• _REQUIRED TASK_: Output the full listing below exactly, without the pictures.

════

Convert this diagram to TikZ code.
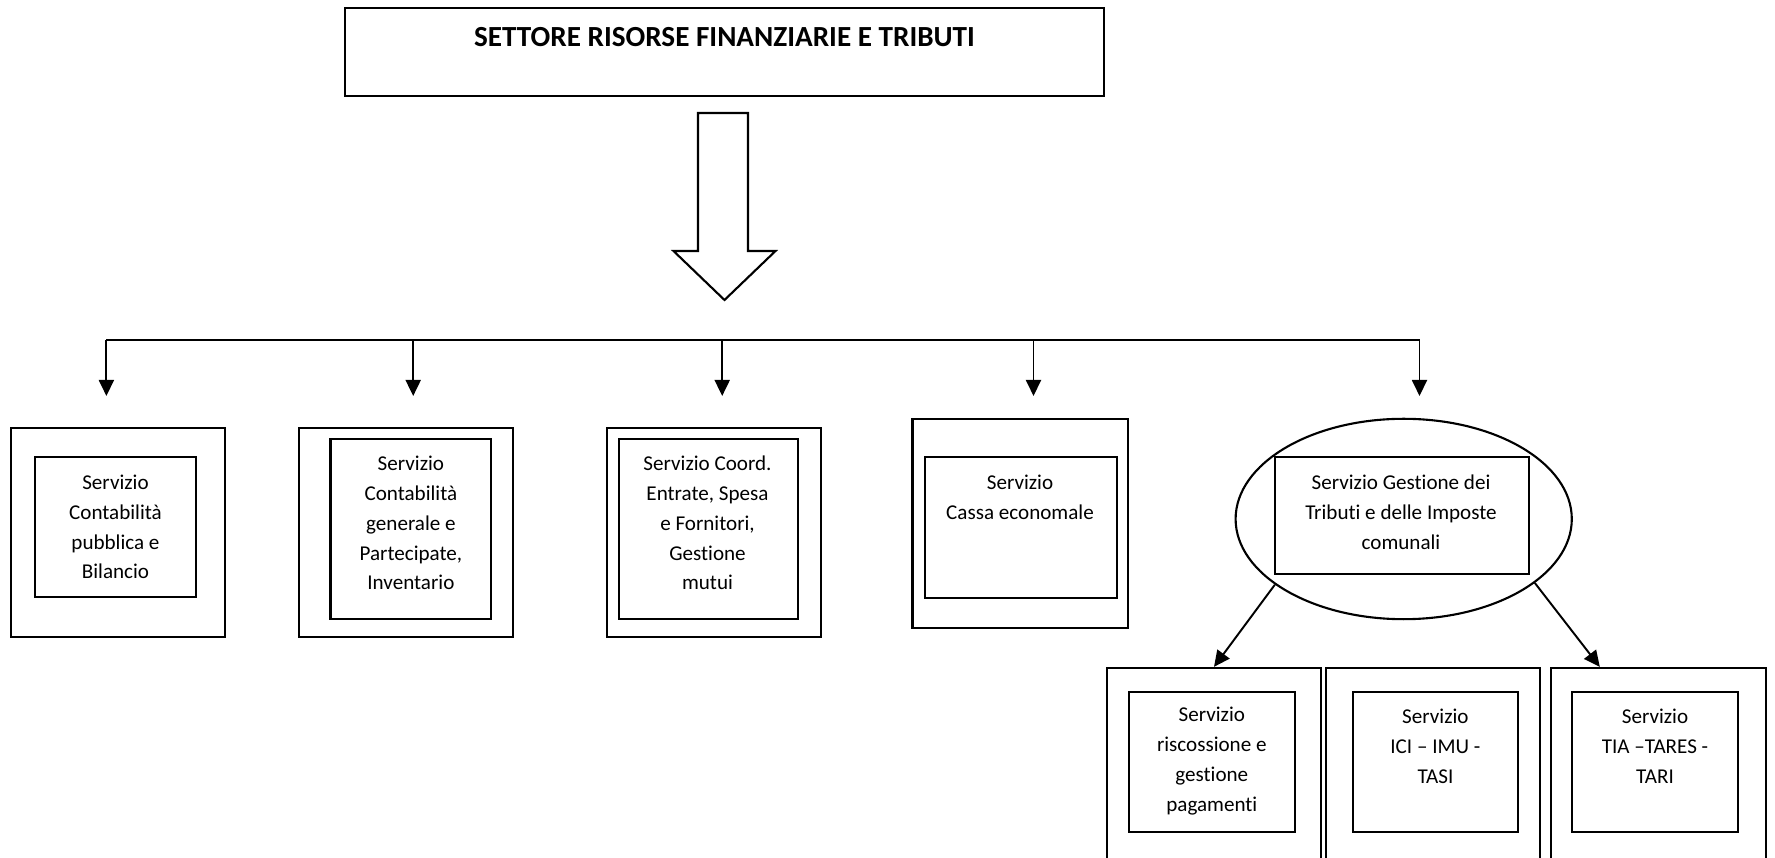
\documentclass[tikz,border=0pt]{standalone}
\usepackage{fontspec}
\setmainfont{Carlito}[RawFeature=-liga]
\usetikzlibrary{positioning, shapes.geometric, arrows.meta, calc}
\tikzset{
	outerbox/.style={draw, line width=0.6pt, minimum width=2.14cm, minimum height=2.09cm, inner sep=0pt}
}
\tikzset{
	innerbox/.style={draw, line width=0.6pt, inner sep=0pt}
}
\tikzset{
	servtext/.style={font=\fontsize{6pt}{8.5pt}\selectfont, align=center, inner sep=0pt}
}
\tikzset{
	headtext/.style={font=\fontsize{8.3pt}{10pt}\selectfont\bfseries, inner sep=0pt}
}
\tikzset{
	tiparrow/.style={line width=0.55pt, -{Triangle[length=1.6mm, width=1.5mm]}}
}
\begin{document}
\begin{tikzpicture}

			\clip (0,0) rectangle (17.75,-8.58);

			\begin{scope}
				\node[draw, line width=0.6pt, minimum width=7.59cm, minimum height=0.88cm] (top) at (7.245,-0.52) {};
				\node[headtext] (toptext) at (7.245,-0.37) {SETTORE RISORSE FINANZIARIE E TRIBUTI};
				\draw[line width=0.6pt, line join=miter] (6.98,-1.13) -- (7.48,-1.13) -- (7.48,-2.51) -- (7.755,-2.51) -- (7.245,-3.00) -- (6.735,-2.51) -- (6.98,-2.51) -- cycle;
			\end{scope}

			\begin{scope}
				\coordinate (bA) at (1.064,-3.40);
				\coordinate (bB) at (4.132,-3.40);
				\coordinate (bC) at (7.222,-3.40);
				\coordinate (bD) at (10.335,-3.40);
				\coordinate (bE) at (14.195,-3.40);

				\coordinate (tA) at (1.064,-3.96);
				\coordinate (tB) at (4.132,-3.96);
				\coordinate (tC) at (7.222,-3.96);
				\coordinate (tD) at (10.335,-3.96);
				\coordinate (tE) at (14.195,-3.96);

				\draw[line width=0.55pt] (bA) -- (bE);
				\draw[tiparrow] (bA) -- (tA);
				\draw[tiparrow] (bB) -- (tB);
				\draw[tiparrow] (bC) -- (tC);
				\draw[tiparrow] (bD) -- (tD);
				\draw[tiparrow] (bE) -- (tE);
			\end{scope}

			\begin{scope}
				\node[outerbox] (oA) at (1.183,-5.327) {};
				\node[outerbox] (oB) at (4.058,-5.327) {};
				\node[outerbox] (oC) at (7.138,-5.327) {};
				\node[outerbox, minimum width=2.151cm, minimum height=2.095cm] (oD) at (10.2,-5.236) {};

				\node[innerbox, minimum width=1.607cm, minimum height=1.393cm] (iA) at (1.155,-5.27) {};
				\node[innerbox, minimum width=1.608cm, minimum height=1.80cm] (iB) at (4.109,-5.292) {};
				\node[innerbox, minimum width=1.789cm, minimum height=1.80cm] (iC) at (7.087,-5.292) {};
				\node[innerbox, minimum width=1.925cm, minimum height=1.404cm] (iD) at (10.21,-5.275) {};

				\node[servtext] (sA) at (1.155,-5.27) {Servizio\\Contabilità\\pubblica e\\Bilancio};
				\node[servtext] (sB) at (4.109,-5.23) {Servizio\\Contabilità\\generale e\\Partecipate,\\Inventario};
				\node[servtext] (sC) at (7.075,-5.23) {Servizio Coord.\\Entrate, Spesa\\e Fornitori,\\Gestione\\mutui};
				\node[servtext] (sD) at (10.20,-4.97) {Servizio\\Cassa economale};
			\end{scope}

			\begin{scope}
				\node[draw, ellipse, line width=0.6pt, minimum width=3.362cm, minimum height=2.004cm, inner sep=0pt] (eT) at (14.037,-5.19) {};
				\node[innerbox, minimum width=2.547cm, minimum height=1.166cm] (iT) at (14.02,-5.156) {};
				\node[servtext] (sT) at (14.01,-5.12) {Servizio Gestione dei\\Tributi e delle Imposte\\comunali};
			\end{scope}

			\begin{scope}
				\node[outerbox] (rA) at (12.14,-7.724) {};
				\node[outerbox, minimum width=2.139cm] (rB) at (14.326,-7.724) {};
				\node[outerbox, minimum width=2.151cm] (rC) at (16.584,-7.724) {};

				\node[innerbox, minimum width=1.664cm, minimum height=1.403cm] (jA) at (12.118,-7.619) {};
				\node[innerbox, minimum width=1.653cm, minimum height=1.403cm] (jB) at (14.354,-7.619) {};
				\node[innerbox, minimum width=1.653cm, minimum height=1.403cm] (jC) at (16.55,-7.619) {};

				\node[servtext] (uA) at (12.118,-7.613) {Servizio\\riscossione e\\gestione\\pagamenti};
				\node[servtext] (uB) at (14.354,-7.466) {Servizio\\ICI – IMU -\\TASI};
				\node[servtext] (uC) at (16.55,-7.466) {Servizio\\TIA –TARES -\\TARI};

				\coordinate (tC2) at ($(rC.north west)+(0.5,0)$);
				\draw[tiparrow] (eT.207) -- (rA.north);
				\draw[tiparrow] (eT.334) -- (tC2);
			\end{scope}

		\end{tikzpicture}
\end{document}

════

• _SOLUTION TO THIS PROBLEM_:
Convert this diagram to TikZ code.
\documentclass[tikz,border=0pt]{standalone}
\usepackage{fontspec}
\setmainfont{Carlito}[RawFeature=-liga]
\usetikzlibrary{positioning, shapes.geometric, arrows.meta, calc}
\tikzset{
	outerbox/.style={draw, line width=0.6pt, minimum width=2.14cm, minimum height=2.09cm, inner sep=0pt}
}
\tikzset{
	innerbox/.style={draw, line width=0.6pt, inner sep=0pt}
}
\tikzset{
	servtext/.style={font=\fontsize{6pt}{8.5pt}\selectfont, align=center, inner sep=0pt}
}
\tikzset{
	headtext/.style={font=\fontsize{8.3pt}{10pt}\selectfont\bfseries, inner sep=0pt}
}
\tikzset{
	tiparrow/.style={line width=0.55pt, -{Triangle[length=1.6mm, width=1.5mm]}}
}
\begin{document}
\begin{tikzpicture}

			\clip (0,0) rectangle (17.75,-8.58);

			\begin{scope}
				\node[draw, line width=0.6pt, minimum width=7.59cm, minimum height=0.88cm] (top) at (7.245,-0.52) {};
				\node[headtext] (toptext) at (7.245,-0.37) {SETTORE RISORSE FINANZIARIE E TRIBUTI};
				\draw[line width=0.6pt, line join=miter] (6.98,-1.13) -- (7.48,-1.13) -- (7.48,-2.51) -- (7.755,-2.51) -- (7.245,-3.00) -- (6.735,-2.51) -- (6.98,-2.51) -- cycle;
			\end{scope}

			\begin{scope}
				\coordinate (bA) at (1.064,-3.40);
				\coordinate (bB) at (4.132,-3.40);
				\coordinate (bC) at (7.222,-3.40);
				\coordinate (bD) at (10.335,-3.40);
				\coordinate (bE) at (14.195,-3.40);

				\coordinate (tA) at (1.064,-3.96);
				\coordinate (tB) at (4.132,-3.96);
				\coordinate (tC) at (7.222,-3.96);
				\coordinate (tD) at (10.335,-3.96);
				\coordinate (tE) at (14.195,-3.96);

				\draw[line width=0.55pt] (bA) -- (bE);
				\draw[tiparrow] (bA) -- (tA);
				\draw[tiparrow] (bB) -- (tB);
				\draw[tiparrow] (bC) -- (tC);
				\draw[tiparrow] (bD) -- (tD);
				\draw[tiparrow] (bE) -- (tE);
			\end{scope}

			\begin{scope}
				\node[outerbox] (oA) at (1.183,-5.327) {};
				\node[outerbox] (oB) at (4.058,-5.327) {};
				\node[outerbox] (oC) at (7.138,-5.327) {};
				\node[outerbox, minimum width=2.151cm, minimum height=2.095cm] (oD) at (10.2,-5.236) {};

				\node[innerbox, minimum width=1.607cm, minimum height=1.393cm] (iA) at (1.155,-5.27) {};
				\node[innerbox, minimum width=1.608cm, minimum height=1.80cm] (iB) at (4.109,-5.292) {};
				\node[innerbox, minimum width=1.789cm, minimum height=1.80cm] (iC) at (7.087,-5.292) {};
				\node[innerbox, minimum width=1.925cm, minimum height=1.404cm] (iD) at (10.21,-5.275) {};

				\node[servtext] (sA) at (1.155,-5.27) {Servizio\\Contabilità\\pubblica e\\Bilancio};
				\node[servtext] (sB) at (4.109,-5.23) {Servizio\\Contabilità\\generale e\\Partecipate,\\Inventario};
				\node[servtext] (sC) at (7.075,-5.23) {Servizio Coord.\\Entrate, Spesa\\e Fornitori,\\Gestione\\mutui};
				\node[servtext] (sD) at (10.20,-4.97) {Servizio\\Cassa economale};
			\end{scope}

			\begin{scope}
				\node[draw, ellipse, line width=0.6pt, minimum width=3.362cm, minimum height=2.004cm, inner sep=0pt] (eT) at (14.037,-5.19) {};
				\node[innerbox, minimum width=2.547cm, minimum height=1.166cm] (iT) at (14.02,-5.156) {};
				\node[servtext] (sT) at (14.01,-5.12) {Servizio Gestione dei\\Tributi e delle Imposte\\comunali};
			\end{scope}

			\begin{scope}
				\node[outerbox] (rA) at (12.14,-7.724) {};
				\node[outerbox, minimum width=2.139cm] (rB) at (14.326,-7.724) {};
				\node[outerbox, minimum width=2.151cm] (rC) at (16.584,-7.724) {};

				\node[innerbox, minimum width=1.664cm, minimum height=1.403cm] (jA) at (12.118,-7.619) {};
				\node[innerbox, minimum width=1.653cm, minimum height=1.403cm] (jB) at (14.354,-7.619) {};
				\node[innerbox, minimum width=1.653cm, minimum height=1.403cm] (jC) at (16.55,-7.619) {};

				\node[servtext] (uA) at (12.118,-7.613) {Servizio\\riscossione e\\gestione\\pagamenti};
				\node[servtext] (uB) at (14.354,-7.466) {Servizio\\ICI – IMU -\\TASI};
				\node[servtext] (uC) at (16.55,-7.466) {Servizio\\TIA –TARES -\\TARI};

				\coordinate (tC2) at ($(rC.north west)+(0.5,0)$);
				\draw[tiparrow] (eT.207) -- (rA.north);
				\draw[tiparrow] (eT.334) -- (tC2);
			\end{scope}

		\end{tikzpicture}
\end{document}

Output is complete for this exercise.